The so-called Silk Road trade route included fruits, vegetables, livestock, grain, leather and hides, tools, religious items such as icons and images, artwork, precious stones, metals, language, culture, religion, philosophy, and science. For example, the Chinese invented paper and gunpowder during the Han Dynasty, which had significant cultural and historical effects on the West. They were also among the most-traded items between Asia and Europe.

The Silk Road began in the first century BCE and saw continued use until the 14th century CE. It was not a single road but a network of land and sea routes connecting China to Central Asia, India, the Middle East, and Europe. The most well-known section of the Silk Road is the portion that traversed Central Asia’s deserts. Unfortunately, this section was also the most dangerous, as merchants had to contend with bandits, harsh weather conditions, and challenging terrain.

The trade route significantly impacted China’s economic, social, and cultural development. For instance, it facilitated the flow of goods and ideas between China and the outside world. China’s interaction with the outside world increased substantially during the Tang (618-960 CE) and Song (960-1279 CE) dynasties when the Silk Road was at its peak.

The impact of the Silk Road on China was far-reaching. It not only helped to shape China’s economy and society but also had a hand in its cultural development. The Silk Road was also influential in spreading Buddhism to China and helped introduce new technologies into the country.

The Northern and Southern Dynasties

As we mentioned, the Wei Dynasty created the North and South divisions of China, and both divisions would have different characteristics from the other.

The Southern Dynasty

The Southern Dynasty’s aristocracy was strong and hereditary, carving out a place for itself in government occupations. The Wei had implemented a civil service system based on nine ranks, which evaluated a person’s character and ability. Unfortunately, this method didn’t work.
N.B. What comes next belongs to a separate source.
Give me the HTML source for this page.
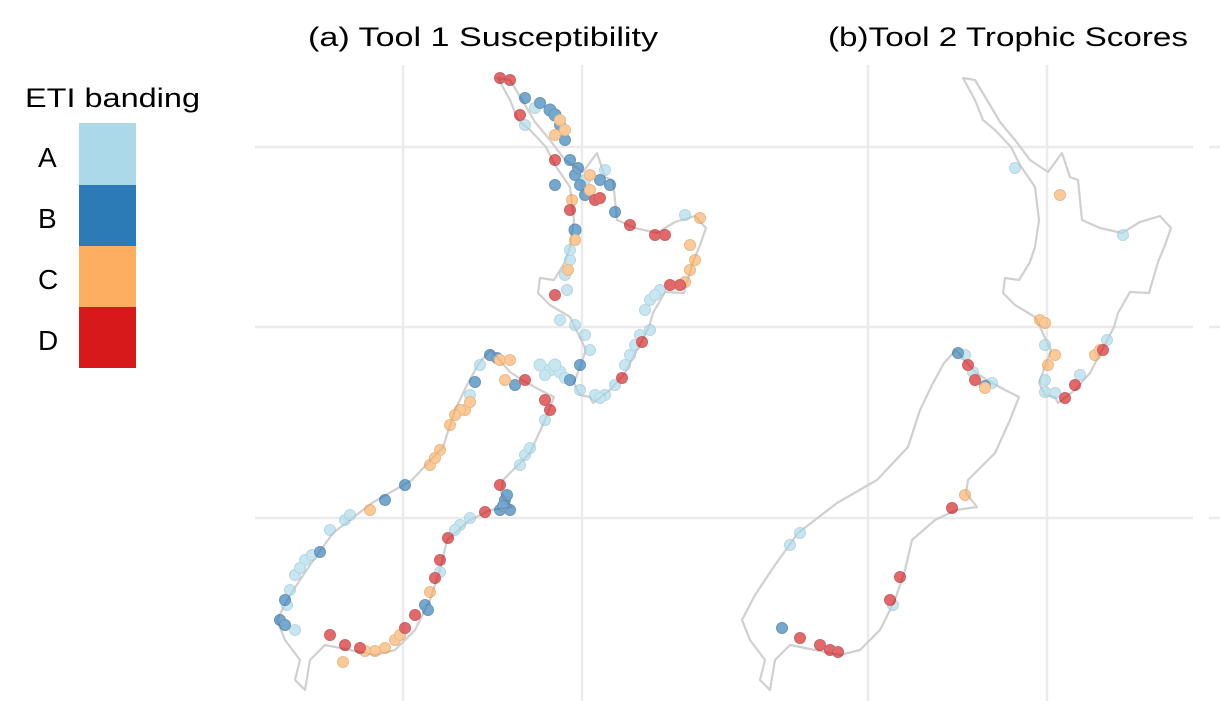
<!DOCTYPE html>
<html><head><meta charset="utf-8"><style>
html,body{margin:0;padding:0;background:#fff;}
svg{display:block;font-family:"Liberation Sans",sans-serif;}
</style></head><body>
<svg width="1220" height="701" viewBox="0 0 1220 701" xmlns="http://www.w3.org/2000/svg">
<rect width="1220" height="701" fill="#fff"/>
<g stroke="#ebebeb" stroke-width="2.5">
<line x1="255" y1="147" x2="1193" y2="147"/><line x1="255" y1="327" x2="1193" y2="327"/><line x1="255" y1="518" x2="1193" y2="518"/>
<line x1="1209" y1="147" x2="1220" y2="147"/><line x1="1209" y1="327" x2="1220" y2="327"/><line x1="1209" y1="518" x2="1220" y2="518"/>
<line x1="403" y1="65" x2="403" y2="701"/><line x1="582" y1="65" x2="582" y2="701"/>
<line x1="868" y1="65" x2="868" y2="701"/><line x1="1047" y1="65" x2="1047" y2="701"/>
</g>
<text x="308" y="46" font-size="27" textLength="350" lengthAdjust="spacingAndGlyphs">(a) Tool 1 Susceptibility</text>
<text x="828" y="46" font-size="27" textLength="360" lengthAdjust="spacingAndGlyphs">(b)Tool 2 Trophic Scores</text>
<text x="25" y="107" font-size="27" textLength="175" lengthAdjust="spacingAndGlyphs">ETI banding</text>
<rect x="79" y="123" width="57" height="62" fill="#abd9e9"/>
<rect x="79" y="185" width="57" height="61" fill="#2c7bb6"/>
<rect x="79" y="246" width="57" height="61" fill="#fdae61"/>
<rect x="79" y="307" width="57" height="61" fill="#d7191c"/>
<text x="38" y="167" font-size="28">A</text>
<text x="38" y="228" font-size="28">B</text>
<text x="38" y="289" font-size="28">C</text>
<text x="38" y="350" font-size="28">D</text>
<defs>
<g id="nz" fill="none" stroke="#d0d0d0" stroke-width="2.2" stroke-linejoin="round">
<path d="M963,78 L975,80 L990,105 L1000,122 L1015,140 L1030,160 L1048,172 L1062,153 L1070,177 L1078,180 L1082,220 L1100,228 L1122,233 L1140,222 L1160,216 L1171,228 L1165,245 L1158,262 L1149,293 L1130,292 L1118,313 L1114,327 L1102,350 L1090,373 L1075,390 L1058,403 L1055,397 L1045,395 L1039,383 L1051,350 L1035,317 L1015,305 L1003,293 L1005,278 L1019,280 L1030,262 L1035,247 L1039,220 L1035,187 L1020,165 L1011,147 L995,130 L983,120 L975,100 L963,78 Z"/>
<path d="M987,380 L975,372 L956,350 L944,363 L932,385 L920,410 L908,447 L877,480 L837,503 L798,533 L775,565 L755,595 L742,620 L750,640 L765,660 L760,680 L770,690 L775,660 L790,645 L815,650 L840,655 L860,650 L880,630 L895,600 L905,570 L912,540 L935,520 L956,510 L977,507 L966,493 L968,480 L995,453 L1010,420 L1019,397 L1005,390 L987,380 Z"/>
</g>
</defs>
<use href="#nz"/>
<use href="#nz" transform="translate(-465,0)"/>
<g opacity="0.65" stroke-width="1">
<g fill="#abd9e9" stroke="#8fc3d8">
<circle cx="525" cy="125" r="5.5"/><circle cx="585" cy="180" r="5.5"/><circle cx="685" cy="215" r="5.5"/><circle cx="660" cy="290" r="5.5"/><circle cx="650" cy="300" r="5.5"/><circle cx="645" cy="310" r="5.5"/><circle cx="650" cy="330" r="5.5"/><circle cx="635" cy="345" r="5.5"/><circle cx="625" cy="365" r="5.5"/><circle cx="605" cy="395" r="5.5"/><circle cx="595" cy="395" r="5.5"/><circle cx="580" cy="390" r="5.5"/><circle cx="540" cy="365" r="6"/><circle cx="550" cy="370" r="6"/><circle cx="560" cy="372" r="6"/><circle cx="545" cy="375" r="5.5"/><circle cx="570" cy="260" r="5.5"/><circle cx="565" cy="275" r="5.5"/><circle cx="560" cy="320" r="5.5"/><circle cx="575" cy="325" r="5.5"/><circle cx="585" cy="335" r="5.5"/><circle cx="590" cy="350" r="5.5"/><circle cx="470" cy="395" r="5.5"/><circle cx="345" cy="520" r="5.5"/><circle cx="330" cy="530" r="5.5"/><circle cx="305" cy="560" r="5.5"/><circle cx="295" cy="575" r="5.5"/><circle cx="290" cy="590" r="5.5"/><circle cx="295" cy="630" r="5.5"/><circle cx="460" cy="525" r="5.5"/><circle cx="470" cy="518" r="5.5"/><circle cx="520" cy="465" r="5.5"/><circle cx="525" cy="455" r="5.5"/><circle cx="545" cy="420" r="5.5"/>
<circle cx="630" cy="355" r="5.5"/><circle cx="640" cy="335" r="5.5"/><circle cx="655" cy="295" r="5.5"/><circle cx="570" cy="250" r="5.5"/><circle cx="567" cy="290" r="5.5"/><circle cx="555" cy="365" r="6"/><circle cx="565" cy="378" r="5.5"/><circle cx="600" cy="398" r="5.5"/><circle cx="615" cy="385" r="5.5"/><circle cx="350" cy="515" r="5.5"/><circle cx="312" cy="555" r="5.5"/><circle cx="300" cy="568" r="5.5"/><circle cx="287" cy="605" r="5.5"/><circle cx="530" cy="448" r="5.5"/><circle cx="455" cy="530" r="5.5"/><circle cx="440" cy="572" r="5.5"/><circle cx="480" cy="365" r="5.5"/><circle cx="535" cy="108" r="5.5"/><circle cx="605" cy="170" r="5.5"/>
<circle cx="1015" cy="168" r="5.5"/><circle cx="1123" cy="235" r="5.5"/><circle cx="1045" cy="380" r="5.5"/><circle cx="1045" cy="392" r="5.5"/><circle cx="1055" cy="393" r="5.5"/><circle cx="1107" cy="340" r="5.5"/><circle cx="1080" cy="375" r="5.5"/><circle cx="965" cy="355" r="5.5"/><circle cx="973" cy="372" r="5.5"/><circle cx="992" cy="383" r="5.5"/><circle cx="800" cy="533" r="5.5"/><circle cx="790" cy="545" r="5.5"/><circle cx="893" cy="605" r="5.5"/><circle cx="1045" cy="345" r="5.5"/>
</g>
<g fill="#2c7bb6" stroke="#1f5f90">
<circle cx="525" cy="98" r="5.5"/><circle cx="540" cy="103" r="5.5"/><circle cx="550" cy="110" r="6"/><circle cx="555" cy="115" r="6"/><circle cx="570" cy="160" r="5.5"/><circle cx="575" cy="175" r="5.5"/><circle cx="580" cy="185" r="5.5"/><circle cx="600" cy="180" r="5.5"/><circle cx="610" cy="185" r="5.5"/><circle cx="615" cy="212" r="5.5"/><circle cx="575" cy="230" r="6"/><circle cx="570" cy="380" r="5.5"/><circle cx="580" cy="365" r="5.5"/><circle cx="490" cy="355" r="5.5"/><circle cx="515" cy="385" r="5.5"/><circle cx="475" cy="382" r="5.5"/><circle cx="405" cy="485" r="5.5"/><circle cx="385" cy="500" r="5.5"/><circle cx="320" cy="552" r="5.5"/><circle cx="285" cy="600" r="5.5"/><circle cx="280" cy="620" r="5.5"/><circle cx="425" cy="605" r="5.5"/><circle cx="428" cy="610" r="5.5"/><circle cx="500" cy="510" r="5.5"/><circle cx="505" cy="500" r="5.5"/><circle cx="510" cy="510" r="5.5"/><circle cx="555" cy="185" r="5.5"/>
<circle cx="560" cy="125" r="5.5"/><circle cx="565" cy="140" r="5.5"/><circle cx="578" cy="168" r="5.5"/><circle cx="585" cy="195" r="5.5"/><circle cx="497" cy="358" r="5.5"/><circle cx="503" cy="506" r="5.5"/><circle cx="507" cy="495" r="5.5"/><circle cx="285" cy="625" r="5.5"/>
<circle cx="958" cy="353" r="5.5"/><circle cx="782" cy="628" r="5.5"/><circle cx="985" cy="386" r="5.5"/>
</g>
<g fill="#fdae61" stroke="#e0954e">
<circle cx="560" cy="120" r="5.5"/><circle cx="565" cy="130" r="5.5"/><circle cx="555" cy="135" r="5.5"/><circle cx="590" cy="175" r="5.5"/><circle cx="700" cy="218" r="5.5"/><circle cx="690" cy="245" r="5.5"/><circle cx="695" cy="260" r="5.5"/><circle cx="690" cy="270" r="5.5"/><circle cx="575" cy="240" r="5.5"/><circle cx="500" cy="360" r="5.5"/><circle cx="505" cy="380" r="5.5"/><circle cx="465" cy="410" r="5.5"/><circle cx="460" cy="410" r="5.5"/><circle cx="455" cy="415" r="5.5"/><circle cx="440" cy="450" r="5.5"/><circle cx="430" cy="465" r="5.5"/><circle cx="370" cy="510" r="5.5"/><circle cx="385" cy="648" r="5.5"/><circle cx="375" cy="651" r="5.5"/><circle cx="395" cy="640" r="5.5"/><circle cx="430" cy="592" r="5.5"/><circle cx="343" cy="662" r="5.5"/><circle cx="510" cy="360" r="5.5"/>
<circle cx="470" cy="402" r="5.5"/><circle cx="450" cy="425" r="5.5"/><circle cx="435" cy="458" r="5.5"/><circle cx="400" cy="635" r="5.5"/><circle cx="365" cy="651" r="5.5"/><circle cx="568" cy="270" r="5.5"/><circle cx="572" cy="200" r="5.5"/><circle cx="590" cy="190" r="5.5"/><circle cx="685" cy="282" r="5.5"/>
<circle cx="1060" cy="195" r="5.5"/><circle cx="1040" cy="320" r="5.5"/><circle cx="1045" cy="323" r="5.5"/><circle cx="1055" cy="355" r="5.5"/><circle cx="1048" cy="365" r="5.5"/><circle cx="1095" cy="355" r="5.5"/><circle cx="1100" cy="350" r="5.5"/><circle cx="965" cy="495" r="5.5"/><circle cx="985" cy="388" r="5.5"/>
</g>
<g fill="#d7191c" stroke="#a81416">
<circle cx="500" cy="78" r="5.5"/><circle cx="510" cy="80" r="5.5"/><circle cx="520" cy="115" r="5.5"/><circle cx="570" cy="210" r="5.5"/><circle cx="595" cy="200" r="5.5"/><circle cx="600" cy="198" r="5.5"/><circle cx="630" cy="225" r="5.5"/><circle cx="655" cy="235" r="5.5"/><circle cx="665" cy="235" r="5.5"/><circle cx="680" cy="285" r="5.5"/><circle cx="670" cy="285" r="5.5"/><circle cx="642" cy="342" r="5.5"/><circle cx="622" cy="378" r="5.5"/><circle cx="555" cy="295" r="5.5"/><circle cx="525" cy="380" r="5.5"/><circle cx="550" cy="410" r="5.5"/><circle cx="545" cy="400" r="5.5"/><circle cx="330" cy="635" r="5.5"/><circle cx="345" cy="645" r="5.5"/><circle cx="360" cy="648" r="5.5"/><circle cx="405" cy="628" r="5.5"/><circle cx="415" cy="615" r="5.5"/><circle cx="435" cy="578" r="5.5"/><circle cx="440" cy="560" r="5.5"/><circle cx="448" cy="538" r="5.5"/><circle cx="500" cy="485" r="5.5"/><circle cx="485" cy="512" r="5.5"/><circle cx="555" cy="160" r="5.5"/>
<circle cx="1065" cy="398" r="5.5"/><circle cx="1075" cy="385" r="5.5"/><circle cx="1103" cy="350" r="5.5"/><circle cx="968" cy="365" r="5.5"/><circle cx="975" cy="380" r="5.5"/><circle cx="952" cy="508" r="5.5"/><circle cx="900" cy="577" r="5.5"/><circle cx="890" cy="600" r="5.5"/><circle cx="800" cy="638" r="5.5"/><circle cx="820" cy="645" r="5.5"/><circle cx="830" cy="650" r="5.5"/><circle cx="838" cy="652" r="5.5"/>
</g>
</g>
</svg>
</body></html>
The candidate’s family’s social standing determined his position.

Nobles married only among themselves, and they kept track of the most illustrious families. The powers that be provided the aristocracy with government salaries, tax exemptions, and exemption from labor service. Families of this rank were outstanding in intellectual, literary, and witty conversation. Many noble families excelled at landscape painting, poetry creation, and brilliant banter.

Many Chinese took refuge in the south during this period, and the economy of the Southern Dynasty was far more flourishing than that of the Northern. In addition, the south was a great agricultural region because of its temperate climate and plentiful water supply. As a result, many immigrants thrived in the area when they acquired the property for farming.

The Northern Dynasty

In the north, no state established by the migratory people survived for long, except for the Xianbei. The Northern Wei Dynasty was founded by the Xianbei tribe (386-534 AD). One of the Xianbei emperors adopted China’s more advanced culture as a model and implemented reforms to strengthen his empire.

The Xianbei ruler employed Chinese officials, adopted Chinese court customs and attire, and made Chinese the official language. A new system of land allocation to farmers boosted agricultural output. The capital was relocated from the northern border to Luoyang from the former Jin capital.

However, the reform encountered resistance from the Xianbei nobles, who rebelled in 524 AD and sparked a decade of continuous war. Afterward, a civil war raged among the numerous factions throughout Northern China for the next 50 years.

Even though the Period of Disunion was a time of constant warfare and chaos, it was also a time of significant technological and cultural advancement. The Southern portion of China gave rise to meaningful advances in poetry, painting, and calligraphy. 

At the same time, the Northern Wei Dynasty saw the start of Buddhism, which would begin to take hold in China, becoming the dominant religion. The melding of Northern and Southern Chinese beliefs and customs led to a more diverse and robust China that would eventually become one nation again.